10 – Múmia no meio da rua
Em janeiro de 2017, uma múmia foi encontrada no meio da rua, próximo ao Museu Gustavo Le Paige. Um carro passava e percebeu um deslizamento, ao descer o motorista se deparou com parte de um esqueleto. A polícia cercou a área e foram chamados arqueólogos para escavar o local. Os índios locais rezaram pelo ancestral encontrado, enquanto os curiosos eram impedidos de tirar fotos. O esqueleto tinha cerca de 500 anos e foi levado para a universidade de Antofagasta.
11 – Frutas do deserto
Mesmo em uma região tão árida, há frutas características. É o caso da tuna (foto), proveniente do cactus. Também é possível encontrar uma fruta chamada pepino (diferente do legume brasileiro), diferentes tipos de milhos (de várias cores) e quinoa por preços populares.
12 – Teto da igreja é de cactus
A igreja de San Pedro de Atacama é uma das construções mais antigas da cidade. Já sofreu com terremoto, atentados e incêndio. Há alguns anos a fachada era pintada de branco e hoje voltou a ter cor de barro (adobe). No teto e nos portões você pode perceber a madeira de cactus (com furinhos). No piso, há um quadrado de vidro que mostra como ele era originalmente. E no centro do altar com manto vermelho está São Pedro, o padroeiro da cidade.
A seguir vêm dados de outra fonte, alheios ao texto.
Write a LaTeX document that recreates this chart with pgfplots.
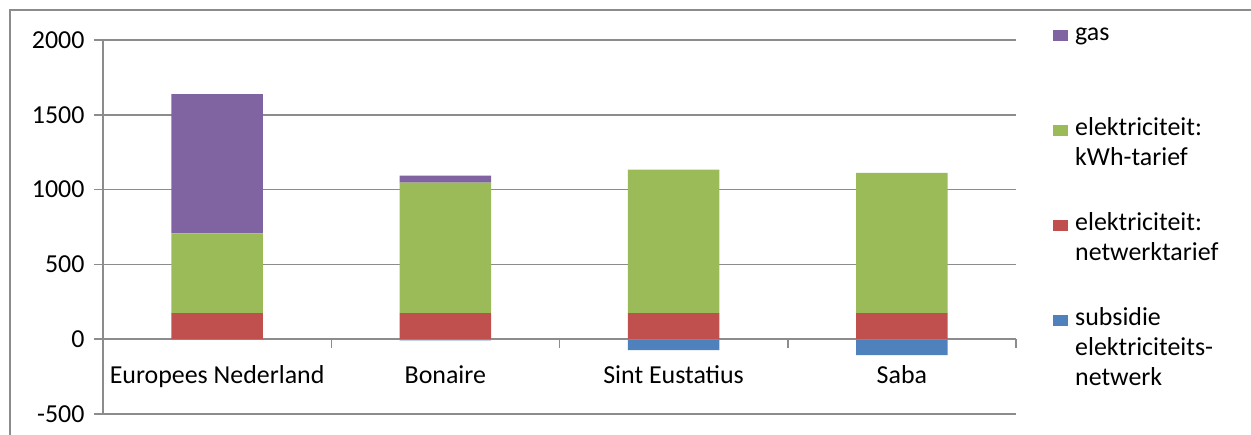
\documentclass[border=0pt]{standalone}
\usepackage{pgfplots}
\pgfplotsset{compat=1.18}
\usepackage{fontspec}
\setmainfont{Carlito}
\definecolor{cgas}{HTML}{8064A2}
\definecolor{ckwh}{HTML}{9BBB59}
\definecolor{cnet}{HTML}{C0504D}
\definecolor{csub}{HTML}{4F81BD}
\definecolor{cgrid}{HTML}{8C8C8C}
\newcommand{\lbl}{\fontsize{26}{30}\selectfont}
\newcommand{\ent}[1]{\begin{tabular}[t]{@{}l@{}}#1\end{tabular}}

\begin{document}
\begin{tikzpicture}
\useasboundingbox (0,0) rectangle (1251bp,435bp);
\draw[cgrid, line width=1.5bp] (10bp,-10bp) -- (10bp,425bp) -- (1260bp,425bp);
% subsidie (negative part), drawn in its own axis so it does not stack under the others
\begin{axis}[
  at={(103bp,21bp)}, anchor=south west,
  scale only axis, width=913bp, height=374bp,
  xmin=-0.5, xmax=3.5, ymin=-500, ymax=2000,
  hide axis, ybar, bar width=91.3bp,
]
\addplot[fill=csub, draw=none] coordinates {(0,0) (1,-8) (2,-73) (3,-107)};
\end{axis}
\begin{axis}[
  at={(103bp,21bp)}, anchor=south west,
  scale only axis, width=913bp, height=374bp,
  xmin=-0.5, xmax=3.5, ymin=-500, ymax=2000,
  ytick={-500,0,...,2000},
  ymajorgrids, grid style={cgrid, line width=1.5bp},
  axis y line*=left, axis x line*=middle,
  hide obscured y ticks=false,
  axis line style={cgrid, line width=1.5bp},
  xtick={0,1,2,3},
  xticklabels={Europees Nederland, Bonaire, Sint Eustatius, Saba},
  x tick style={draw=none},
  y tick style={cgrid, line width=1.5bp},
  tick align=outside, major tick length=9bp,
  ticklabel style={font=\lbl},
  xticklabel style={yshift=-14bp},
  yticklabel style={xshift=-6bp},
  /pgf/number format/assume math mode=true,
  /pgf/number format/1000 sep={},
  ybar stacked, bar width=91.3bp,
  clip=false,
  legend image code/.code={\fill[#1] (0bp,-0.5bp) rectangle (15bp,10.5bp);},
  reverse legend,
  legend cell align=left,
  legend style={at={(1.0405,1.054)}, anchor=north west, draw=none, fill=none,
    inner sep=0pt, nodes={inner sep=0pt, text depth=67.85bp}, cells={anchor=base west},
    row sep=6bp, column sep=7bp, font=\lbl},
]
\addlegendimage{fill=csub, draw=none}
\addlegendentry{\ent{subsidie\\elektriciteits-\\netwerk}}
\addplot[fill=cnet, draw=none] coordinates {(0,174) (1,174) (2,174) (3,174)};
\addlegendentry{\ent{elektriciteit:\\netwerktarief}}
\addplot[fill=ckwh, draw=none] coordinates {(0,534) (1,873) (2,960) (3,937)};
\addlegendentry{\ent{elektriciteit:\\kWh-tarief}}
\addplot[fill=cgas, draw=none] coordinates {(0,930) (1,46) (2,0) (3,0)};
\addlegendentry{\ent{gas}}
\pgfplotsinvokeforeach{0.5,1.5,2.5,3.5}{
  \draw[cgrid, line width=1.5bp] (axis cs:#1,0) -- ++(0pt,-9bp);
}
\end{axis}
\end{tikzpicture}
\end{document}
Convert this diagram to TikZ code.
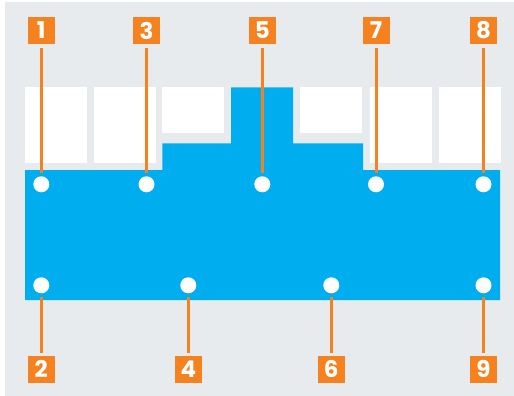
\documentclass[tikz,border=0pt]{standalone}
\usepackage{fontspec}
\newfontfamily\lblfont{Poppins}
\definecolor{bgc}{HTML}{E8EBEE}
\definecolor{bluec}{HTML}{00AEEF}
\definecolor{orangec}{HTML}{F5821F}
\begin{document}
\begin{tikzpicture}[x=1pt,y=-1pt,
  tag/.style={fill=orangec,text=white,minimum size=27pt,inner sep=0pt,font=\lblfont\bfseries\fontsize{23}{23}\selectfont},
  dot/.style={circle,fill=white,minimum size=16pt,inner sep=0pt},
  lead/.style={draw=orangec,line width=3pt,shorten <=3.5pt,shorten >=3pt},
  cell/.style={fill=white}]
\useasboundingbox (0,0) rectangle (514,396);
\fill[white] (0,0) rectangle (514,396);
\fill[bgc] (5,2) rectangle (514,396);
% white cells
\fill[cell] (25,87.3) rectangle (87.3,163);
\fill[cell] (94,87.3) rectangle (156,163);
\fill[cell] (162.3,87.3) rectangle (224,132.7);
\fill[cell] (300,87.3) rectangle (362,132.7);
\fill[cell] (369.7,87.3) rectangle (431.7,163);
\fill[cell] (439,87.3) rectangle (500.7,163);
% blue shape
\fill[bluec] (25,170) -- (162.3,170) -- (162.3,143.3) -- (231,143.3) -- (231,87.3) -- (293,87.3) -- (293,143.3) -- (363,143.3) -- (363,170) -- (500,170) -- (500,300) -- (25,300) -- cycle;
% top labels
\node[tag] (l1) at (41.3,30.5) {1};
\node[tag] (l3) at (146.5,30.5) {3};
\node[tag] (l5) at (262.3,30.5) {5};
\node[tag] (l7) at (376,30.5) {7};
\node[tag] (l8) at (483.5,30.5) {8};
\node[dot] (d1) at (41.3,184.3) {};
\node[dot] (d3) at (146.5,184.3) {};
\node[dot] (d5) at (262.3,184.3) {};
\node[dot] (d7) at (376,184.3) {};
\node[dot] (d8) at (483.5,184.3) {};
\foreach \i in {1,3,5,7,8} \draw[lead] (l\i.south) -- (d\i.north);
% bottom labels
\node[tag] (l2) at (41.3,369.3) {2};
\node[tag] (l4) at (188.3,369.3) {4};
\node[tag] (l6) at (331.3,369.3) {6};
\node[tag] (l9) at (483.5,369.3) {9};
\node[dot] (d2) at (41.3,285.3) {};
\node[dot] (d4) at (188.3,285.3) {};
\node[dot] (d6) at (331.3,285.3) {};
\node[dot] (d9) at (483.5,285.3) {};
\foreach \i in {2,4,6,9} \draw[lead] (d\i.south) -- (l\i.north);
\end{tikzpicture}
\end{document}
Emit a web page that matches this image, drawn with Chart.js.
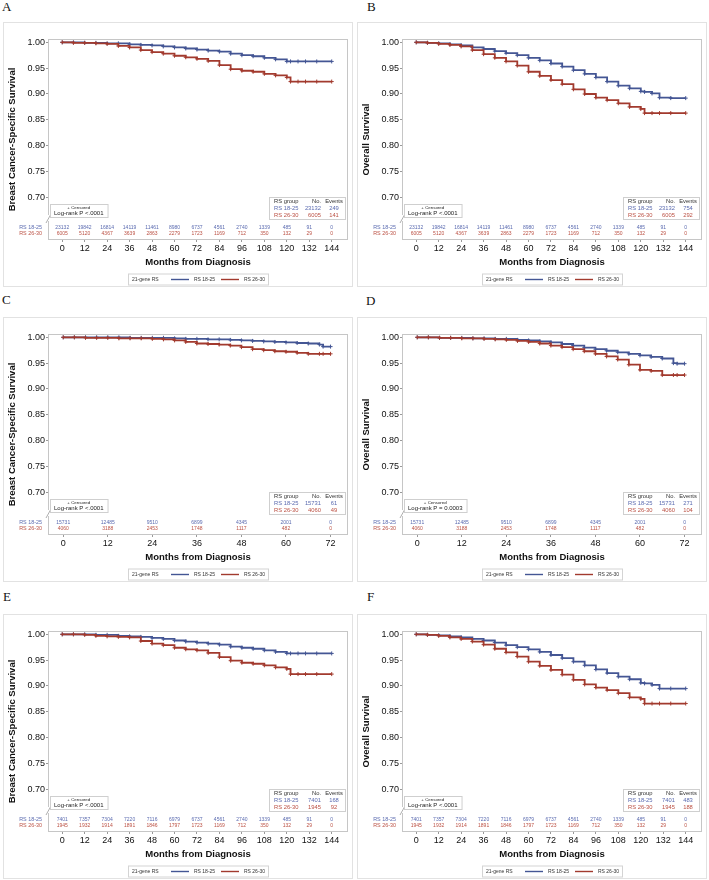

13 – Região já foi Bolívia
Até 1883 a região do Atacama pertencia à Bolívia. Na Guerra do Pacífico, em que o Chile buscava controlar o salitre (fertilizante) produzido nessa área, o deserto passou a pertencer ao país de Pablo Neruda. A Bolívia perdeu sua saída para o mar e até hoje se ressente disso.
14 – Vulcões têm caso de amor
Os vulcões Licancabur e Juriques são dois irmãos que vivem lado a lado. O Lascar é o vulcão que está ativo até hoje e pai da Quimal, a única que faz parte da Cordilheira de Domeiko e é vigiada pelos vulcões da Cordilheira dos Andes. O Lascar buscava que a Quimal casasse com o vulcão mais bonito, o Licancabur. Mas o Juriques se envolveu com ela. Num acesso de fúria o Lascar mandou cortar a cabeça do Juriques, que pode ser observado até hoje sem uma parte de sua estrutura. Já o Licancabur não desistiu da Quimal e uma vez por ano, quando o sol nasce atrás do vulcão transformando-o num gigante, a sombra dos dois vulcões se encontram. Isso ocorre depois do solstício de inverno (nos primeiros dias de agosto), quando é comemorado o ano novo likan-antay. A cultura indígena local acredita também que ela representa a fertilidade da mulher fazendo com que receba diversar oferendas.
15 – Lítio e a sensação de bem-estar
O Atacama abriga a segunda maior reserva de lítio do mundo, perdendo apenas para o Salar de Uyuni, na Bolívia. O país vizinho ainda não explora o mineral, famoso por ser utilizado para fabricar baterias de computadores e celulares e para remédios dosadores de humor para bipolares. O lítio ajuda, nesse caso, na sensação de bem-estar não deixando as pessoas terem nem euforia, nem depressão. Como é extraído por meio de evaporação, há uma lenda urbana de que ele está no ar da região e que quem está no Atacama tem essa sensação de bem-estar o tempo todo. Difícil quem já esteve por lá não concordar.